Un’anima internazionale che si vede anche negli ultimi progetti presentati, e che si affiancano a quello allora pionieristico di Barboursville Vineyards, come Dos Almas, in Cile, un brand nato dalla collaborazione con la famiglia Vial, che punta alla valorizzazione dei “migliori territori di quel paradiso enologico che è il Cile”, spiega Francesco Zonin, da Colchagua a Casablanca, fino a Maipo e, presto, anche Apalta, per un cru; fino alle “Wine Library”, “spazi che abbiamo scelto di ritagliarci nel mondo, all’interno di selezionati luoghi dell’accoglienza dove il vino non sia già il fulcro e in cui, per questa ragione, vogliamo diffonderne cultura parlando di Zonin1821, ovviamente, ma non solo”.
E così è nato il Wine House & Hotel 1821 a Edimburgo, in collaborazione con il ristoratore Sep Marini, “che, per amicizia e passione personale, ha voluto chiamare le camere della struttura con i nomi delle nostre tenute”; già altre realtà sono attive in Brasile, a San Paolo, e in Italia, a Gambellara e altre ne apriranno in Europa e non solo.

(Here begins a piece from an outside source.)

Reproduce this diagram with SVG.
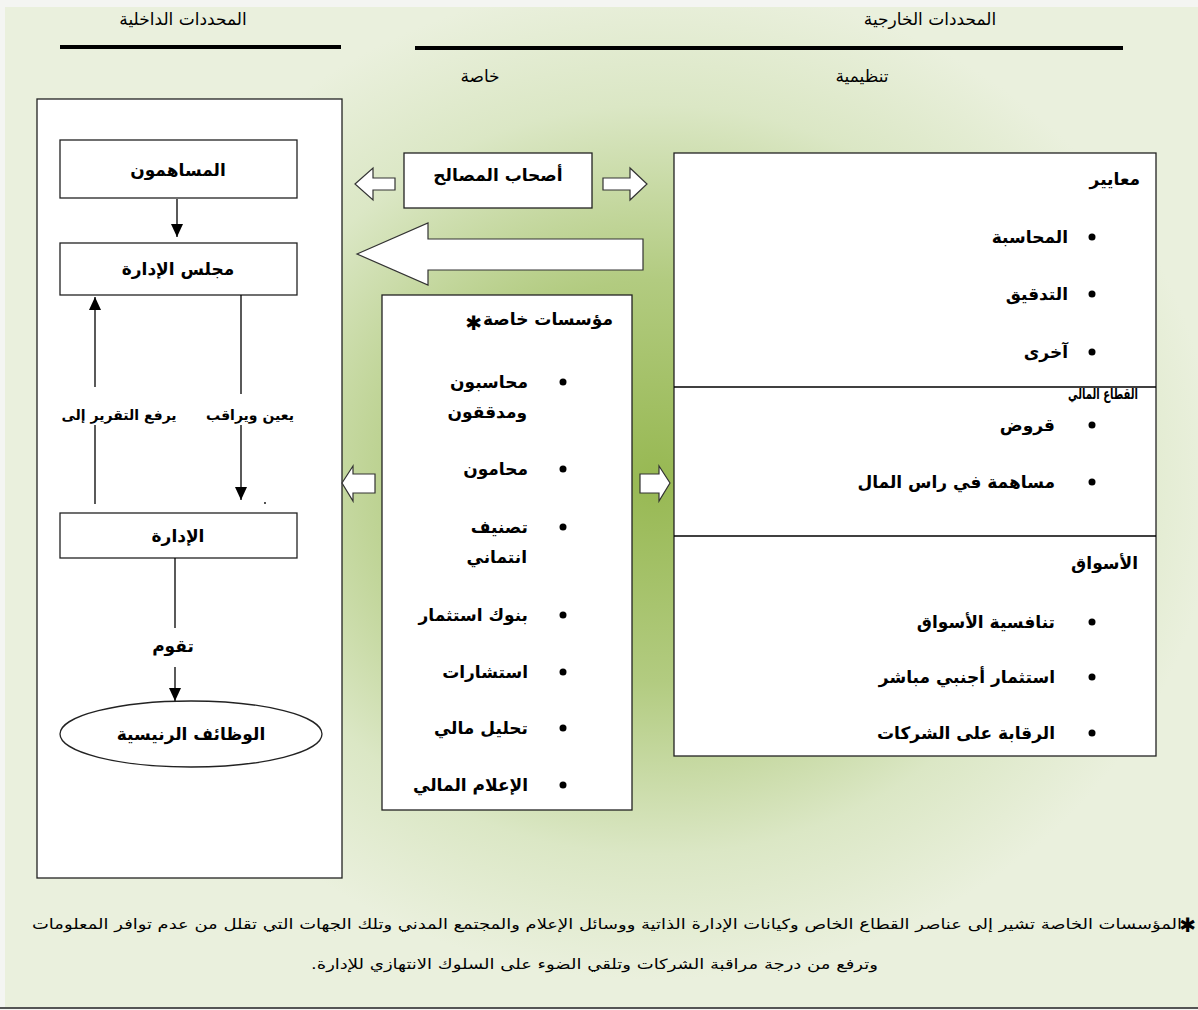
<svg xmlns="http://www.w3.org/2000/svg" width="1198" height="1010" viewBox="0 0 1198 1010">
  <defs>
    <radialGradient id="bg" gradientUnits="userSpaceOnUse" cx="0" cy="0" r="1" gradientTransform="translate(655 480) scale(560 500)">
      <stop offset="0" stop-color="#97b852"/>
      <stop offset="0.4" stop-color="#b2cb80"/>
      <stop offset="0.75" stop-color="#dbe7c5"/>
      <stop offset="1" stop-color="#eaf0dd"/>
    </radialGradient>
    <marker id="tri" viewBox="0 0 13 12" refX="13" refY="6" markerWidth="13" markerHeight="12" markerUnits="userSpaceOnUse" orient="auto">
      <path d="M0,0 L13,6 L0,12 Z" fill="#000"/>
    </marker>
  </defs>
  <style>
    .ar { font-family: "DejaVu Sans", sans-serif; font-size: 17px; font-weight: bold; fill: #000; }
    .hd { font-size: 17px; font-weight: normal; }
    .sm { font-size: 14px; }
    .xs { font-size: 15px; }
    .box { fill: #fff; stroke: #222; stroke-width: 1.3; }
    .rule { stroke: #000; stroke-width: 4; }
    .link { stroke: #000; stroke-width: 1.3; fill: none; }
    .block { fill: #fff; stroke: #333; stroke-width: 1.2; stroke-linejoin: miter; }
    .dot { fill: #000; }
    .fn { font-family: "DejaVu Sans", serif; font-size: 14px; fill: #000; }
    .star { font-family: "DejaVu Sans", sans-serif; font-size: 20px; font-weight: bold; fill: #000; }
  </style>

  <!-- page background -->
  <rect x="0" y="0" width="1198" height="1010" fill="#f4f5f2"/>
  <rect x="5" y="7" width="1193" height="1000" fill="url(#bg)"/>
  <line x1="0" y1="1008" x2="1198" y2="1008" stroke="#555" stroke-width="2"/>

  <!-- column headings -->
  <g id="headings">
    <text class="ar hd" x="183" y="25" text-anchor="middle">المحددات الداخلية</text>
    <line class="rule" x1="60" y1="47" x2="341" y2="47"/>
    <text class="ar hd" x="930" y="25" text-anchor="middle">المحددات الخارجية</text>
    <line class="rule" x1="415" y1="48" x2="1123" y2="48"/>
    <text class="ar hd" x="480" y="82" text-anchor="middle">خاصة</text>
    <text class="ar hd" x="862" y="82" text-anchor="middle">تنظيمية</text>
  </g>

  <!-- internal determinants panel -->
  <g id="internal-panel">
    <rect class="box" x="37" y="99" width="305" height="779"/>
  </g>
  <g id="shareholders">
    <rect class="box" x="60" y="140" width="237" height="58"/>
    <text class="ar" x="178" y="176" text-anchor="middle">المساهمون</text>
  </g>
  <g id="board">
    <rect class="box" x="60" y="243" width="237" height="52"/>
    <text class="ar" x="178" y="275" text-anchor="middle">مجلس الإدارة</text>
  </g>
  <g id="management">
    <rect class="box" x="60" y="513" width="237" height="45"/>
    <text class="ar" x="178" y="542" text-anchor="middle">الإدارة</text>
  </g>
  <g id="main-functions">
    <ellipse class="box" cx="191" cy="734" rx="131" ry="33"/>
    <text class="ar" x="191" y="740" text-anchor="middle">الوظائف الرنيسية</text>
  </g>

  <!-- stakeholders -->
  <g id="stakeholders">
    <rect class="box" x="404" y="153" width="188" height="55"/>
    <text class="ar" x="498" y="181" text-anchor="middle">أصحاب المصالح</text>
  </g>

  <!-- private institutions -->
  <g id="private-institutions">
    <rect class="box" x="382" y="295" width="250" height="515"/>
    <text class="ar" x="613" y="325" text-anchor="end">مؤسسات خاصة</text>
    <text class="star" x="482" y="330" text-anchor="end">✱</text>
    <g>
      <circle class="dot" cx="563" cy="382" r="3.5"/>
      <text class="ar" x="528" y="388" text-anchor="end">محاسبون</text>
      <text class="ar" x="527" y="418" text-anchor="end">ومدققون</text>
      <circle class="dot" cx="563" cy="469" r="3.5"/>
      <text class="ar" x="528" y="475" text-anchor="end">محامون</text>
      <circle class="dot" cx="563" cy="527" r="3.5"/>
      <text class="ar" x="528" y="533" text-anchor="end">تصنيف</text>
      <text class="ar" x="527" y="563" text-anchor="end">انتماني</text>
      <circle class="dot" cx="563" cy="615" r="3.5"/>
      <text class="ar" x="528" y="621" text-anchor="end">بنوك استثمار</text>
      <circle class="dot" cx="563" cy="672" r="3.5"/>
      <text class="ar" x="528" y="678" text-anchor="end">استشارات</text>
      <circle class="dot" cx="563" cy="728" r="3.5"/>
      <text class="ar" x="528" y="734" text-anchor="end">تحليل مالي</text>
      <circle class="dot" cx="563" cy="785" r="3.5"/>
      <text class="ar" x="528" y="791" text-anchor="end">الإعلام المالي</text>
    </g>
  </g>

  <!-- regulatory panel -->
  <g id="regulatory-panel">
    <rect class="box" x="674" y="153" width="482" height="603"/>
    <line class="link" x1="674" y1="387" x2="1156" y2="387"/>
    <line class="link" x1="674" y1="536" x2="1156" y2="536"/>
  </g>
  <g id="standards">
    <text class="ar" x="1140" y="185" text-anchor="end">معايير</text>
    <circle class="dot" cx="1092" cy="237" r="3.5"/>
    <text class="ar" x="1068" y="243" text-anchor="end">المحاسبة</text>
    <circle class="dot" cx="1092" cy="294" r="3.5"/>
    <text class="ar" x="1068" y="300" text-anchor="end">التدقيق</text>
    <circle class="dot" cx="1092" cy="352" r="3.5"/>
    <text class="ar" x="1068" y="358" text-anchor="end">آخرى</text>
  </g>
  <g id="financial-sector">
    <text class="ar xs" x="1138" y="399" text-anchor="end" textLength="70" lengthAdjust="spacingAndGlyphs">القطاع المالي</text>
    <circle class="dot" cx="1092" cy="425" r="3.5"/>
    <text class="ar" x="1055" y="431" text-anchor="end">قروض</text>
    <circle class="dot" cx="1092" cy="482" r="3.5"/>
    <text class="ar" x="1055" y="488" text-anchor="end">مساهمة في راس المال</text>
  </g>
  <g id="markets">
    <text class="ar" x="1138" y="569" text-anchor="end">الأسواق</text>
    <circle class="dot" cx="1092" cy="622" r="3.5"/>
    <text class="ar" x="1055" y="628" text-anchor="end">تنافسية الأسواق</text>
    <circle class="dot" cx="1092" cy="677" r="3.5"/>
    <text class="ar" x="1055" y="683" text-anchor="end">استثمار أجنبي مباشر</text>
    <circle class="dot" cx="1092" cy="733" r="3.5"/>
    <text class="ar" x="1055" y="739" text-anchor="end">الرقابة على الشركات</text>
  </g>

  <!-- connectors -->
  <g id="connectors">
    <path class="link" d="M177,199 V237" marker-end="url(#tri)"/>
    <path class="link" d="M95,387 V297" marker-end="url(#tri)"/>
    <path class="link" d="M95,425 V504"/>
    <path class="link" d="M241,295 V394"/>
    <path class="link" d="M241,425 V500" marker-end="url(#tri)"/>
    <path class="link" d="M175,558 V628"/>
    <path class="link" d="M175,667 V701" marker-end="url(#tri)"/>
    <circle cx="265" cy="503" r="0.9" fill="#000"/>
    <text class="ar sm" x="119" y="420" text-anchor="middle">يرفع التقرير إلى</text>
    <text class="ar sm" x="250" y="420" text-anchor="middle">يعين ويراقب</text>
    <text class="ar" x="173" y="652" text-anchor="middle">تقوم</text>

    <!-- hollow block arrows -->
    <polygon class="block" points="355,184 373,168 373,178 395,178 395,190 373,190 373,200"/>
    <polygon class="block" points="603,178 630,178 630,168 647,184 630,200 630,190 603,190"/>
    <polygon class="block" points="357,254 428,223 428,239 643,239 643,270 428,270 428,285"/>
    <polygon class="block" points="342,483 353,466 353,474 375,474 375,493 353,493 353,501"/>
    <polygon class="block" points="640,474 659,474 659,466 670,483 659,501 659,493 640,493"/>
  </g>

  <!-- footnote -->
  <g id="footnote">
    <text class="star" x="1196" y="932" text-anchor="end">✱</text>
    <text class="fn" x="1182" y="929" text-anchor="end" textLength="1150" lengthAdjust="spacingAndGlyphs">المؤسسات الخاصة تشير إلى عناصر القطاع الخاص  وكيانات الإدارة الذاتية ووسائل الإعلام والمجتمع المدني وتلك الجهات التي تقلل من عدم توافر المعلومات</text>
    <text class="fn" x="878" y="969" text-anchor="end" textLength="567" lengthAdjust="spacingAndGlyphs">وترفع من درجة مراقبة الشركات وتلقي الضوء على السلوك الانتهازي للإدارة.&#x200F;</text>
  </g>
</svg>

Ed il futuro è aperto: “se è vero che in passato la nostra famiglia ha sempre acquistato aziende non affermate e da costruire, quasi sempre in territori ancora da far conoscere, non è detto che domani questo non possa cambiare. Investiremo di certo ancora nel nostro network distributivo, magari anche internazionalizzando il nostro portafoglio. E poi continueremo a studiare i mercati come abbiamo sempre fatto. Se in generale è evidente che nei prossimi 15-20 anni il mercato evolverà sempre più nel segmento premium, tra i diversi Paesi strategici per tutti, diciamo che restano una conferma gli Usa, come gli altri grandi “classici” Germania, Regno Unito, Canada e, secondo me, anche Svezia e Australia, aree entrambe che stanno crescendo tanto. E ovviamente la Cina, che rimane enormemente complicata, ma sarà tra i mercati più importanti dei prossimi anni”.